--- Written request ---
Reproduce the listing below exactly, beginning with its first line and ending with the line that holds "world_gini = [68.2, 69.8, 69.4, 70.4, 69.6, 66.8]"; pictures are not part of the copy.

--- Information supplied ---
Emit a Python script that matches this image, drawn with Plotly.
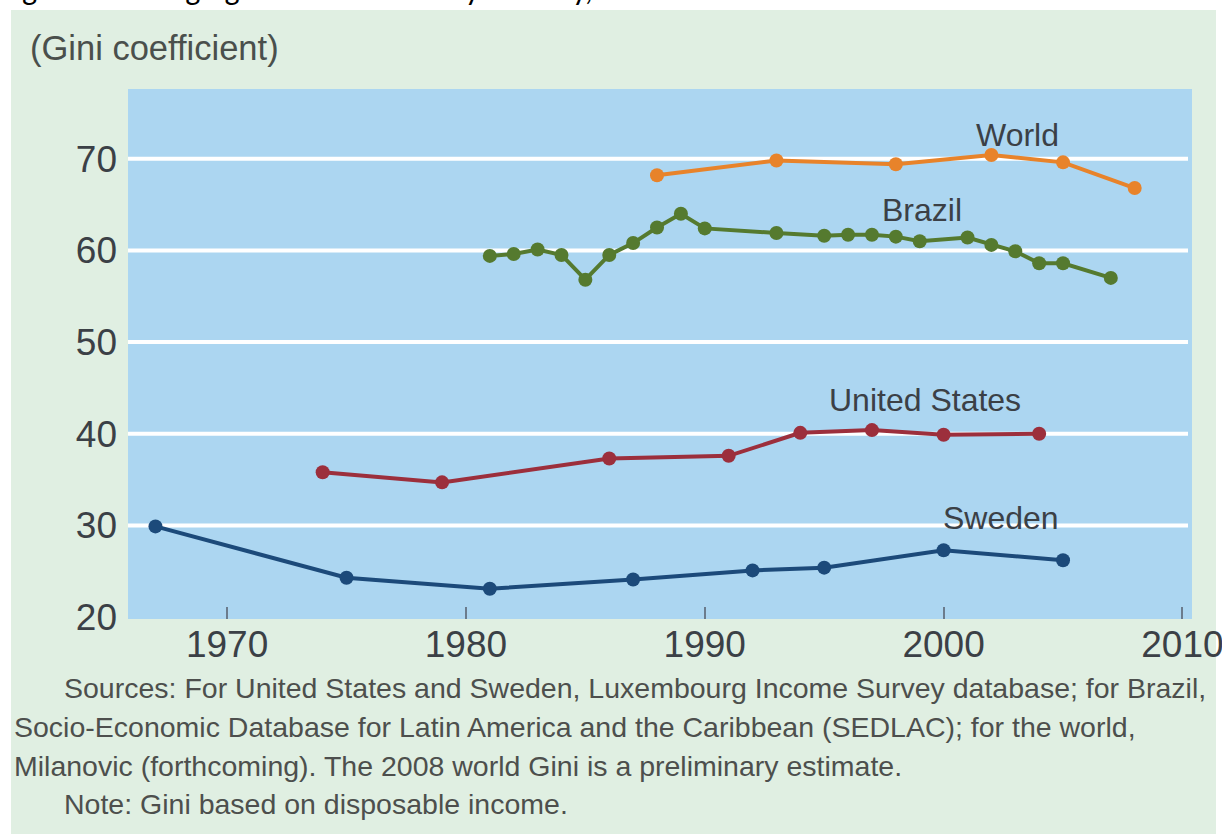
import plotly.graph_objects as go

# Gini coefficient series
world_years = [1988, 1993, 1998, 2002, 2005, 2008]
world_gini = [68.2, 69.8, 69.4, 70.4, 69.6, 66.8]

brazil_years = [1981, 1982, 1983, 1984, 1985, 1986, 1987, 1988, 1989, 1990,
                1993, 1995, 1996, 1997, 1998, 1999, 2001, 2002, 2003, 2004,
                2005, 2007]
brazil_gini = [59.4, 59.6, 60.1, 59.5, 56.8, 59.5, 60.8, 62.5, 64.0, 62.4,
               61.9, 61.6, 61.7, 61.7, 61.5, 61.0, 61.4, 60.6, 59.9, 58.6,
               58.6, 57.0]

us_years = [1974, 1979, 1986, 1991, 1994, 1997, 2000, 2004]
us_gini = [35.8, 34.7, 37.3, 37.6, 40.1, 40.4, 39.9, 40.0]

sweden_years = [1967, 1975, 1981, 1987, 1992, 1995, 2000, 2005]
sweden_gini = [29.9, 24.3, 23.1, 24.1, 25.1, 25.4, 27.3, 26.2]

y_ticks = [20, 30, 40, 50, 60, 70]
x_ticks = [1970, 1980, 1990, 2000, 2010]

# page geometry (pixels)
W, H = 1222, 834
L, R, T, B = 128, 1192, 89, 619

def px_x(p):
    return (p - L) / (R - L)

def px_y(p):
    return (B - p) / (B - T)

FONT = "Liberation Sans, Arial, sans-serif"
TXT = "#3b4046"

series = [
    ("World", world_years, world_gini, "#e8832a", 2003.1, 72.6),
    ("Brazil", brazil_years, brazil_gini, "#557a2f", 1999.1, 64.4),
    ("United States", us_years, us_gini, "#9c2f3c", 1999.2, 43.7),
    ("Sweden", sweden_years, sweden_gini, "#1c4a7a", 2002.4, 30.8),
]

fig = go.Figure()
for name, xs, ys, col, lx, ly in series:
    fig.add_trace(go.Scatter(
        x=xs, y=ys, mode="lines+markers", name=name,
        line=dict(color=col, width=4),
        marker=dict(color=col, size=14),
        cliponaxis=False,
    ))
    fig.add_annotation(x=lx, y=ly, text=name, showarrow=False,
                       font=dict(family=FONT, size=32, color=TXT))

shapes = []
# white strips around the green panel
shapes.append(dict(type="rect", xref="paper", yref="paper", layer="below",
                   x0=px_x(-5), x1=px_x(W + 5), y0=px_y(10), y1=px_y(-5),
                   fillcolor="white", line_width=0))
shapes.append(dict(type="rect", xref="paper", yref="paper", layer="below",
                   x0=px_x(-5), x1=px_x(11), y0=px_y(H + 5), y1=px_y(-5),
                   fillcolor="white", line_width=0))
shapes.append(dict(type="rect", xref="paper", yref="paper", layer="below",
                   x0=px_x(1216), x1=px_x(W + 5), y0=px_y(H + 5), y1=px_y(-5),
                   fillcolor="white", line_width=0))
# white gridlines
for v in y_ticks[1:]:
    shapes.append(dict(type="line", xref="paper", yref="y", layer="below",
                       x0=0, x1=px_x(1188), y0=v, y1=v,
                       line=dict(color="white", width=4)))

# figure title, cut off by the top edge as in the original
fig.add_annotation(xref="paper", yref="paper", x=px_x(-2), y=px_y(11),
                   xanchor="left", yanchor="bottom", showarrow=False,
                   text="Figure 3. Changing Gini coefficient by country, 1960-2008",
                   font=dict(family="Carlito, Liberation Sans, Arial", size=32, color="black"))

fig.add_annotation(xref="paper", yref="paper", x=px_x(28), y=px_y(48),
                   xanchor="left", yanchor="middle", showarrow=False,
                   text="(Gini coefficient)",
                   font=dict(family=FONT, size=34.5, color="#4a4f4c"))

notes = [
    (62, 688, "Sources: For United States and Sweden, Luxembourg Income Survey database; for Brazil,"),
    (12, 727, "Socio-Economic Database for Latin America and the Caribbean (SEDLAC); for the world,"),
    (12, 766, "Milanovic (forthcoming). The 2008 world Gini is a preliminary estimate."),
    (62, 804, "Note: Gini based on disposable income."),
]
for nx, ny, t in notes:
    fig.add_annotation(xref="paper", yref="paper", x=px_x(nx), y=px_y(ny),
                       xanchor="left", yanchor="middle", showarrow=False,
                       text=t, font=dict(family=FONT, size=28.5, color="#4d4f4d"))

fig.update_layout(
    width=W, height=H,
    margin=dict(l=L, r=W - R, t=T, b=H - B, autoexpand=False),
    paper_bgcolor="#e0efe2",
    plot_bgcolor="#acd6f1",
    showlegend=False,
    shapes=shapes,
    font=dict(family=FONT, color=TXT),
)
fig.update_xaxes(range=[1965.85, 2010.4], tickvals=x_ticks, showgrid=False,
                 zeroline=False, showline=False, ticks="inside", ticklen=12,
                 tickwidth=2, tickcolor="#6b7b8c", ticklabelstandoff=0,
                 ticklabeloverflow="allow", automargin=False,
                 tickfont=dict(family=FONT, size=37, color=TXT))
fig.update_yaxes(range=[19.8, 77.6], tickvals=y_ticks, showgrid=False,
                 zeroline=False, showline=False, ticks="", ticklabelstandoff=10,
                 automargin=False,
                 tickfont=dict(family=FONT, size=37, color=TXT))

fig.write_html("out.html", config={"displayModeBar": False},
               post_script="document.body.style.margin='0';document.body.style.overflow='hidden';")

--- Result for this task ---
Emit a Python script that matches this image, drawn with Plotly.
import plotly.graph_objects as go

# Gini coefficient series
world_years = [1988, 1993, 1998, 2002, 2005, 2008]
world_gini = [68.2, 69.8, 69.4, 70.4, 69.6, 66.8]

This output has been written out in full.